## Dataset extract
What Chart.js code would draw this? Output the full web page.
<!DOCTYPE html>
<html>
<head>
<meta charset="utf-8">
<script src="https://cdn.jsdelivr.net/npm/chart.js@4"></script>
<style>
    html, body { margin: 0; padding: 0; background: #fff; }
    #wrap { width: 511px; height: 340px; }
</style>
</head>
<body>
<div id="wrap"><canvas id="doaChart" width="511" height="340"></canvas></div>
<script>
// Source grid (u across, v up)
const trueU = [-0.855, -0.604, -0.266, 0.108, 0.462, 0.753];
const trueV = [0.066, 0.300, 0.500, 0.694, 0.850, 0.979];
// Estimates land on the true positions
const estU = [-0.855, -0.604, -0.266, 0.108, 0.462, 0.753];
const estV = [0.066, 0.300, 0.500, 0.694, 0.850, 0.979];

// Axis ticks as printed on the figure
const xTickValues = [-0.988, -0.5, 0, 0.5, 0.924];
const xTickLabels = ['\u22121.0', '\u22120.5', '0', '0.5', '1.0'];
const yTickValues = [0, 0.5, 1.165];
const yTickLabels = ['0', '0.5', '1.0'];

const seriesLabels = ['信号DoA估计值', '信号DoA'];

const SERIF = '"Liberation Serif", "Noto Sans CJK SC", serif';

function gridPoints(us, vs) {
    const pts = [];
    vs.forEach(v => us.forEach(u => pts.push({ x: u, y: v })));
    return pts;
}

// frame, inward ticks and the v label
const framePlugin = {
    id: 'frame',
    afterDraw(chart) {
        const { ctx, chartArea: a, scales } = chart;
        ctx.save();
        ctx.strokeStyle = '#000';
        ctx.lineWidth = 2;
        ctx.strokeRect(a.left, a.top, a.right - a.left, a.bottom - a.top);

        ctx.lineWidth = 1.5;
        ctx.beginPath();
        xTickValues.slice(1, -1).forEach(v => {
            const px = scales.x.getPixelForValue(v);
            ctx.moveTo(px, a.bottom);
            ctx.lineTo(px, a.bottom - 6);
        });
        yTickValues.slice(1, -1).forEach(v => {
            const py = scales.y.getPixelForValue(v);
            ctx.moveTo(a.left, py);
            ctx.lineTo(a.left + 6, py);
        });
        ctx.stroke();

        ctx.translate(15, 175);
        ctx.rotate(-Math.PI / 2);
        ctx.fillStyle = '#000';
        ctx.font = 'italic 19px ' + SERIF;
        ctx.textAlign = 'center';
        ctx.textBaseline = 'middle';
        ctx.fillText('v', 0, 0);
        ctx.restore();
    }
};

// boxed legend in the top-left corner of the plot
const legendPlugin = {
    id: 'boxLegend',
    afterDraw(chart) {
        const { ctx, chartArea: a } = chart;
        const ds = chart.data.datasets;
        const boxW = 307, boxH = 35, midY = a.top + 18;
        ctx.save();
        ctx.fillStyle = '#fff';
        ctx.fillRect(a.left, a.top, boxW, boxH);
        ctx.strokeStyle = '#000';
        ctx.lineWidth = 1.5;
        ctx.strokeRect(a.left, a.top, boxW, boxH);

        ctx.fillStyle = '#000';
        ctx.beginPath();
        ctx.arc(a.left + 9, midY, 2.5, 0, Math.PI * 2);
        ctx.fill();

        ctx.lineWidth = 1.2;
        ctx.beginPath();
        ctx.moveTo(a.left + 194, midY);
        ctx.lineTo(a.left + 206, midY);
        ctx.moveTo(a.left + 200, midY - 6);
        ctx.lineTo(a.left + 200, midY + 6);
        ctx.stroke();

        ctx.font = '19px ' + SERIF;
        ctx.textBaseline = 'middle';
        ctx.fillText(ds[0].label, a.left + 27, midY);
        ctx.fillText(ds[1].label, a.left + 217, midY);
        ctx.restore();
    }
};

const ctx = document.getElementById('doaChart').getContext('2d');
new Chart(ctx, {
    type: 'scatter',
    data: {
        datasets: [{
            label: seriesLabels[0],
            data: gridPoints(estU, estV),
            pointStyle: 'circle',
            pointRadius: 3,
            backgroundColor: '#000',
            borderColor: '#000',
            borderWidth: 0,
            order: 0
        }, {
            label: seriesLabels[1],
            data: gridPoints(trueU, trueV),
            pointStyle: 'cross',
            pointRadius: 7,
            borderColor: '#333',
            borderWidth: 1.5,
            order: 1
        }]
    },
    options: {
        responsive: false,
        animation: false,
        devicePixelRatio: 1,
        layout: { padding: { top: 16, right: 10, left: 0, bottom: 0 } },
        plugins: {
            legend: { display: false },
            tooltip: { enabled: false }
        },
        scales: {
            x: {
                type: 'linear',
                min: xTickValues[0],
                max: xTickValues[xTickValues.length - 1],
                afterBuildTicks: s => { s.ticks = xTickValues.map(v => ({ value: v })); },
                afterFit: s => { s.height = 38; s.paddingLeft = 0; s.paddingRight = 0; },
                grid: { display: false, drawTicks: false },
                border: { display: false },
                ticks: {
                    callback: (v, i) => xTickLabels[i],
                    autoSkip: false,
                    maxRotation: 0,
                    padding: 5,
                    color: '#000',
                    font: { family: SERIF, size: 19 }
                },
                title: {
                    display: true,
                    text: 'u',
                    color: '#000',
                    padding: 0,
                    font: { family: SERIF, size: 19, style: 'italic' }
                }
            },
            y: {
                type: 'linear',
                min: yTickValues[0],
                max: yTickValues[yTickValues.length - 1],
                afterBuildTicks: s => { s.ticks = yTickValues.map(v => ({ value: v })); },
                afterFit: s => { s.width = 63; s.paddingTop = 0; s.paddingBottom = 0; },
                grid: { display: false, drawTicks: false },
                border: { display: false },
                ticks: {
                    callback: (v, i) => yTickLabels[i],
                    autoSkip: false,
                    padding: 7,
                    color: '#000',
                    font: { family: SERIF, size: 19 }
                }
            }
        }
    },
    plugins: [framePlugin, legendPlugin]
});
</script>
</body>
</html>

## What this task involves
Return all of the data exactly as it reads.

## Result of this task
What Chart.js code would draw this? Output the full web page.
<!DOCTYPE html>
<html>
<head>
<meta charset="utf-8">
<script src="https://cdn.jsdelivr.net/npm/chart.js@4"></script>
<style>
    html, body { margin: 0; padding: 0; background: #fff; }
    #wrap { width: 511px; height: 340px; }
</style>
</head>
<body>
<div id="wrap"><canvas id="doaChart" width="511" height="340"></canvas></div>
<script>
// Source grid (u across, v up)
const trueU = [-0.855, -0.604, -0.266, 0.108, 0.462, 0.753];
const trueV = [0.066, 0.300, 0.500, 0.694, 0.850, 0.979];
// Estimates land on the true positions
const estU = [-0.855, -0.604, -0.266, 0.108, 0.462, 0.753];
const estV = [0.066, 0.300, 0.500, 0.694, 0.850, 0.979];

// Axis ticks as printed on the figure
const xTickValues = [-0.988, -0.5, 0, 0.5, 0.924];
const xTickLabels = ['\u22121.0', '\u22120.5', '0', '0.5', '1.0'];
const yTickValues = [0, 0.5, 1.165];
const yTickLabels = ['0', '0.5', '1.0'];

const seriesLabels = ['信号DoA估计值', '信号DoA'];

const SERIF = '"Liberation Serif", "Noto Sans CJK SC", serif';

function gridPoints(us, vs) {
    const pts = [];
    vs.forEach(v => us.forEach(u => pts.push({ x: u, y: v })));
    return pts;
}

// frame, inward ticks and the v label
const framePlugin = {
    id: 'frame',
    afterDraw(chart) {
        const { ctx, chartArea: a, scales } = chart;
        ctx.save();
        ctx.strokeStyle = '#000';
        ctx.lineWidth = 2;
        ctx.strokeRect(a.left, a.top, a.right - a.left, a.bottom - a.top);

        ctx.lineWidth = 1.5;
        ctx.beginPath();
        xTickValues.slice(1, -1).forEach(v => {
            const px = scales.x.getPixelForValue(v);
            ctx.moveTo(px, a.bottom);
            ctx.lineTo(px, a.bottom - 6);
        });
        yTickValues.slice(1, -1).forEach(v => {
            const py = scales.y.getPixelForValue(v);
            ctx.moveTo(a.left, py);
            ctx.lineTo(a.left + 6, py);
        });
        ctx.stroke();

        ctx.translate(15, 175);
        ctx.rotate(-Math.PI / 2);
        ctx.fillStyle = '#000';
        ctx.font = 'italic 19px ' + SERIF;
        ctx.textAlign = 'center';
        ctx.textBaseline = 'middle';
        ctx.fillText('v', 0, 0);
        ctx.restore();
    }
};

// boxed legend in the top-left corner of the plot
const legendPlugin = {
    id: 'boxLegend',
    afterDraw(chart) {
        const { ctx, chartArea: a } = chart;
        const ds = chart.data.datasets;
        const boxW = 307, boxH = 35, midY = a.top + 18;
        ctx.save();
        ctx.fillStyle = '#fff';
        ctx.fillRect(a.left, a.top, boxW, boxH);
        ctx.strokeStyle = '#000';
        ctx.lineWidth = 1.5;
        ctx.strokeRect(a.left, a.top, boxW, boxH);

        ctx.fillStyle = '#000';
        ctx.beginPath();
        ctx.arc(a.left + 9, midY, 2.5, 0, Math.PI * 2);
        ctx.fill();

        ctx.lineWidth = 1.2;
        ctx.beginPath();
        ctx.moveTo(a.left + 194, midY);
        ctx.lineTo(a.left + 206, midY);
        ctx.moveTo(a.left + 200, midY - 6);
        ctx.lineTo(a.left + 200, midY + 6);
        ctx.stroke();

        ctx.font = '19px ' + SERIF;
        ctx.textBaseline = 'middle';
        ctx.fillText(ds[0].label, a.left + 27, midY);
        ctx.fillText(ds[1].label, a.left + 217, midY);
        ctx.restore();
    }
};

const ctx = document.getElementById('doaChart').getContext('2d');
new Chart(ctx, {
    type: 'scatter',
    data: {
        datasets: [{
            label: seriesLabels[0],
            data: gridPoints(estU, estV),
            pointStyle: 'circle',
            pointRadius: 3,
            backgroundColor: '#000',
            borderColor: '#000',
            borderWidth: 0,
            order: 0
        }, {
            label: seriesLabels[1],
            data: gridPoints(trueU, trueV),
            pointStyle: 'cross',
            pointRadius: 7,
            borderColor: '#333',
            borderWidth: 1.5,
            order: 1
        }]
    },
    options: {
        responsive: false,
        animation: false,
        devicePixelRatio: 1,
        layout: { padding: { top: 16, right: 10, left: 0, bottom: 0 } },
        plugins: {
            legend: { display: false },
            tooltip: { enabled: false }
        },
        scales: {
            x: {
                type: 'linear',
                min: xTickValues[0],
                max: xTickValues[xTickValues.length - 1],
                afterBuildTicks: s => { s.ticks = xTickValues.map(v => ({ value: v })); },
                afterFit: s => { s.height = 38; s.paddingLeft = 0; s.paddingRight = 0; },
                grid: { display: false, drawTicks: false },
                border: { display: false },
                ticks: {
                    callback: (v, i) => xTickLabels[i],
                    autoSkip: false,
                    maxRotation: 0,
                    padding: 5,
                    color: '#000',
                    font: { family: SERIF, size: 19 }
                },
                title: {
                    display: true,
                    text: 'u',
                    color: '#000',
                    padding: 0,
                    font: { family: SERIF, size: 19, style: 'italic' }
                }
            },
            y: {
                type: 'linear',
                min: yTickValues[0],
                max: yTickValues[yTickValues.length - 1],
                afterBuildTicks: s => { s.ticks = yTickValues.map(v => ({ value: v })); },
                afterFit: s => { s.width = 63; s.paddingTop = 0; s.paddingBottom = 0; },
                grid: { display: false, drawTicks: false },
                border: { display: false },
                ticks: {
                    callback: (v, i) => yTickLabels[i],
                    autoSkip: false,
                    padding: 7,
                    color: '#000',
                    font: { family: SERIF, size: 19 }
                }
            }
        }
    },
    plugins: [framePlugin, legendPlugin]
});
</script>
</body>
</html>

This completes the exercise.